- Dataset content -
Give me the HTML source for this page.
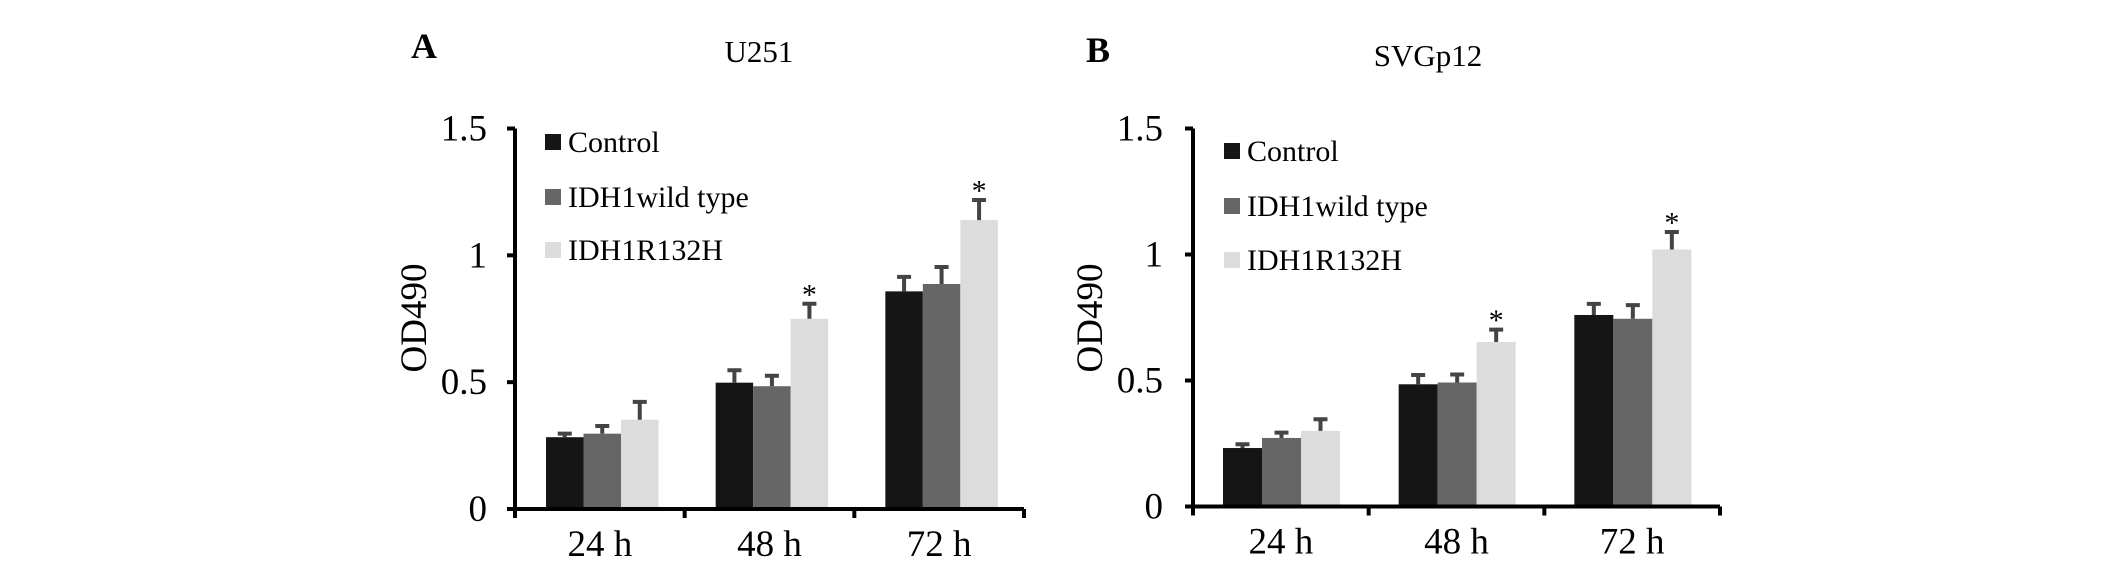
<!DOCTYPE html>
<html><head><meta charset="utf-8"><style>
html,body{margin:0;padding:0;background:#fff;}
svg{display:block;font-family:"Liberation Serif",serif;}
svg text{font-family:"Liberation Serif",serif;}
</style></head><body>
<svg id="fig" width="2126" height="573" viewBox="0 0 2126 573"></svg>
<script>
const categories = ["24 h","48 h","72 h"];
const seriesNames = ["Control","IDH1wild type","IDH1R132H"];
const yTicks = [0,0.5,1,1.5];
const yTickLabels = ["0","0.5","1","1.5"];
const aControl = [0.283,0.498,0.858];
const aWild = [0.297,0.484,0.887];
const aMut = [0.352,0.75,1.139];
const aControlErr = [0.02,0.055,0.063];
const aWildErr = [0.036,0.047,0.073];
const aMutErr = [0.076,0.065,0.085];
const aStars = [false,true,true];
const bControl = [0.232,0.485,0.76];
const bWild = [0.272,0.492,0.745];
const bMut = [0.30,0.653,1.02];
const bControlErr = [0.021,0.043,0.05];
const bWildErr = [0.027,0.038,0.06];
const bMutErr = [0.052,0.055,0.075];
const bStars = [false,true,true];

const colors = ["#151515","#666666","#dcdcdc"];
const NS = "http://www.w3.org/2000/svg";
const svg = document.getElementById('fig');
function mk(tag, attrs, parent, text){
  const e = document.createElementNS(NS, tag);
  for (const k in attrs) e.setAttribute(k, attrs[k]);
  if (tag === 'text') e.setAttribute('font-family', 'Liberation Serif, serif');
  if (text !== undefined) e.textContent = text;
  (parent||svg).appendChild(e);
  return e;
}
function panel(cfg){
  const g = mk('g', {'font-family': 'Liberation Serif, serif'});
  
  
  const y = v => cfg.y0 - v / 1.5 * (cfg.y0 - cfg.y15);
  const catW = (cfg.xEnd - cfg.x0) / categories.length;
  const x = i => cfg.x0 + i * catW;
  let t = mk('text', {x: cfg.letterX, y: cfg.titleY, 'font-size': 36, 'font-weight': 'bold'}, g, cfg.letter);
  
  
  t = mk('text', {x: cfg.titleX, y: cfg.titleY + 4, 'font-size': 31, 'text-anchor': 'middle'}, g, cfg.title);
  
  
  const data = [cfg.c, cfg.w, cfg.m], errs = [cfg.ce, cfg.we, cfg.me];
  for (let i = 0; i < categories.length; i++) {
    for (let s = 0; s < 3; s++) {
      const bx = x(i) + cfg.off + s * cfg.bw;
      const r = mk('rect', {x: bx, y: y(data[s][i]), width: cfg.bw, height: y(0) - y(data[s][i]), fill: colors[s]}, g);
      
      
      const cx = bx + cfg.bw / 2, top = y(data[s][i] + errs[s][i]);
      const e = mk('path', {d: `M${cx},${y(data[s][i])}V${top}M${cx-7},${top+1.5}H${cx+7}`, stroke: '#444', 'stroke-width': 4, fill: 'none'}, g);
      
      
      if (s === 2 && cfg.stars[i]) {
        const st = mk('text', {x: cx, y: top + 2, 'font-size': 30, 'text-anchor': 'middle'}, g, '*');
        
        
      }
    }
    const lb = mk('text', {x: x(i) + catW / 2, y: cfg.y0 + 47, 'font-size': 37, 'text-anchor': 'middle'}, g, categories[i]);
    
    
  }
  const ax = mk('path', {d: `M${cfg.x0},${y(1.5)}V${y(0)}H${cfg.xEnd}`, stroke: '#000', 'stroke-width': 4, fill: 'none'}, g);
  
  
  for (let i = 0; i <= categories.length; i++) {
    const tk = mk('line', {x1: x(i), x2: x(i), y1: y(0), y2: y(0) + 9, stroke: '#000', 'stroke-width': 4}, g);
    
    
  }
  yTicks.forEach((v, k) => {
    const tk = mk('line', {x1: cfg.x0 - 8, x2: cfg.x0, y1: y(v), y2: y(v), stroke: '#000', 'stroke-width': 4}, g);
    
    
    const tl = mk('text', {x: cfg.yLabR, y: y(v) + 12, 'font-size': 37, 'text-anchor': 'end'}, g, yTickLabels[k]);
    
    
  });
  const yt = mk('text', {x: 0, y: 0, 'font-size': 37, 'text-anchor': 'middle', transform: `translate(${cfg.ytX},${318}) rotate(-90)`}, g, 'OD490');
  
  
  seriesNames.forEach((n, s) => {
    const ly = cfg.legY[s];
    const sq = mk('rect', {x: cfg.legX, y: ly - 8, width: 16, height: 16, fill: colors[s]}, g);
    
    
    const lt = mk('text', {x: cfg.legX + 23, y: ly + 10, 'font-size': 30}, g, n);
    
    
  });
}
panel({id:'a', letter:'A', title:'U251', letterX:411, titleX:759, titleY:58,
  x0:515, xEnd:1024, y0:509, y15:128.5, off:31, bw:37.5, yLabR:487, ytX:426,
  legX:545, legY:[142,197,250],
  c:aControl, w:aWild, m:aMut, ce:aControlErr, we:aWildErr, me:aMutErr, stars:aStars});
panel({id:'b', letter:'B', title:'SVGp12', letterX:1086, titleX:1428, titleY:62,
  x0:1193, xEnd:1720, y0:506.5, y15:128.5, off:30, bw:39, yLabR:1163, ytX:1102,
  legX:1224, legY:[151,206,260],
  c:bControl, w:bWild, m:bMut, ce:bControlErr, we:bWildErr, me:bMutErr, stars:bStars});
</script>
</body></html>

- Written problem -
Write out the whole listing exactly, and drop the pictures.

- Response to this task -
Give me the HTML source for this page.
<!DOCTYPE html>
<html><head><meta charset="utf-8"><style>
html,body{margin:0;padding:0;background:#fff;}
svg{display:block;font-family:"Liberation Serif",serif;}
svg text{font-family:"Liberation Serif",serif;}
</style></head><body>
<svg id="fig" width="2126" height="573" viewBox="0 0 2126 573"></svg>
<script>
const categories = ["24 h","48 h","72 h"];
const seriesNames = ["Control","IDH1wild type","IDH1R132H"];
const yTicks = [0,0.5,1,1.5];
const yTickLabels = ["0","0.5","1","1.5"];
const aControl = [0.283,0.498,0.858];
const aWild = [0.297,0.484,0.887];
const aMut = [0.352,0.75,1.139];
const aControlErr = [0.02,0.055,0.063];
const aWildErr = [0.036,0.047,0.073];
const aMutErr = [0.076,0.065,0.085];
const aStars = [false,true,true];
const bControl = [0.232,0.485,0.76];
const bWild = [0.272,0.492,0.745];
const bMut = [0.30,0.653,1.02];
const bControlErr = [0.021,0.043,0.05];
const bWildErr = [0.027,0.038,0.06];
const bMutErr = [0.052,0.055,0.075];
const bStars = [false,true,true];

const colors = ["#151515","#666666","#dcdcdc"];
const NS = "http://www.w3.org/2000/svg";
const svg = document.getElementById('fig');
function mk(tag, attrs, parent, text){
  const e = document.createElementNS(NS, tag);
  for (const k in attrs) e.setAttribute(k, attrs[k]);
  if (tag === 'text') e.setAttribute('font-family', 'Liberation Serif, serif');
  if (text !== undefined) e.textContent = text;
  (parent||svg).appendChild(e);
  return e;
}
function panel(cfg){
  const g = mk('g', {'font-family': 'Liberation Serif, serif'});
  
  
  const y = v => cfg.y0 - v / 1.5 * (cfg.y0 - cfg.y15);
  const catW = (cfg.xEnd - cfg.x0) / categories.length;
  const x = i => cfg.x0 + i * catW;
  let t = mk('text', {x: cfg.letterX, y: cfg.titleY, 'font-size': 36, 'font-weight': 'bold'}, g, cfg.letter);
  
  
  t = mk('text', {x: cfg.titleX, y: cfg.titleY + 4, 'font-size': 31, 'text-anchor': 'middle'}, g, cfg.title);
  
  
  const data = [cfg.c, cfg.w, cfg.m], errs = [cfg.ce, cfg.we, cfg.me];
  for (let i = 0; i < categories.length; i++) {
    for (let s = 0; s < 3; s++) {
      const bx = x(i) + cfg.off + s * cfg.bw;
      const r = mk('rect', {x: bx, y: y(data[s][i]), width: cfg.bw, height: y(0) - y(data[s][i]), fill: colors[s]}, g);
      
      
      const cx = bx + cfg.bw / 2, top = y(data[s][i] + errs[s][i]);
      const e = mk('path', {d: `M${cx},${y(data[s][i])}V${top}M${cx-7},${top+1.5}H${cx+7}`, stroke: '#444', 'stroke-width': 4, fill: 'none'}, g);
      
      
      if (s === 2 && cfg.stars[i]) {
        const st = mk('text', {x: cx, y: top + 2, 'font-size': 30, 'text-anchor': 'middle'}, g, '*');
        
        
      }
    }
    const lb = mk('text', {x: x(i) + catW / 2, y: cfg.y0 + 47, 'font-size': 37, 'text-anchor': 'middle'}, g, categories[i]);
    
    
  }
  const ax = mk('path', {d: `M${cfg.x0},${y(1.5)}V${y(0)}H${cfg.xEnd}`, stroke: '#000', 'stroke-width': 4, fill: 'none'}, g);
  
  
  for (let i = 0; i <= categories.length; i++) {
    const tk = mk('line', {x1: x(i), x2: x(i), y1: y(0), y2: y(0) + 9, stroke: '#000', 'stroke-width': 4}, g);
    
    
  }
  yTicks.forEach((v, k) => {
    const tk = mk('line', {x1: cfg.x0 - 8, x2: cfg.x0, y1: y(v), y2: y(v), stroke: '#000', 'stroke-width': 4}, g);
    
    
    const tl = mk('text', {x: cfg.yLabR, y: y(v) + 12, 'font-size': 37, 'text-anchor': 'end'}, g, yTickLabels[k]);
    
    
  });
  const yt = mk('text', {x: 0, y: 0, 'font-size': 37, 'text-anchor': 'middle', transform: `translate(${cfg.ytX},${318}) rotate(-90)`}, g, 'OD490');
  
  
  seriesNames.forEach((n, s) => {
    const ly = cfg.legY[s];
    const sq = mk('rect', {x: cfg.legX, y: ly - 8, width: 16, height: 16, fill: colors[s]}, g);
    
    
    const lt = mk('text', {x: cfg.legX + 23, y: ly + 10, 'font-size': 30}, g, n);
    
    
  });
}
panel({id:'a', letter:'A', title:'U251', letterX:411, titleX:759, titleY:58,
  x0:515, xEnd:1024, y0:509, y15:128.5, off:31, bw:37.5, yLabR:487, ytX:426,
  legX:545, legY:[142,197,250],
  c:aControl, w:aWild, m:aMut, ce:aControlErr, we:aWildErr, me:aMutErr, stars:aStars});
panel({id:'b', letter:'B', title:'SVGp12', letterX:1086, titleX:1428, titleY:62,
  x0:1193, xEnd:1720, y0:506.5, y15:128.5, off:30, bw:39, yLabR:1163, ytX:1102,
  legX:1224, legY:[151,206,260],
  c:bControl, w:bWild, m:bMut, ce:bControlErr, we:bWildErr, me:bMutErr, stars:bStars});
</script>
</body></html>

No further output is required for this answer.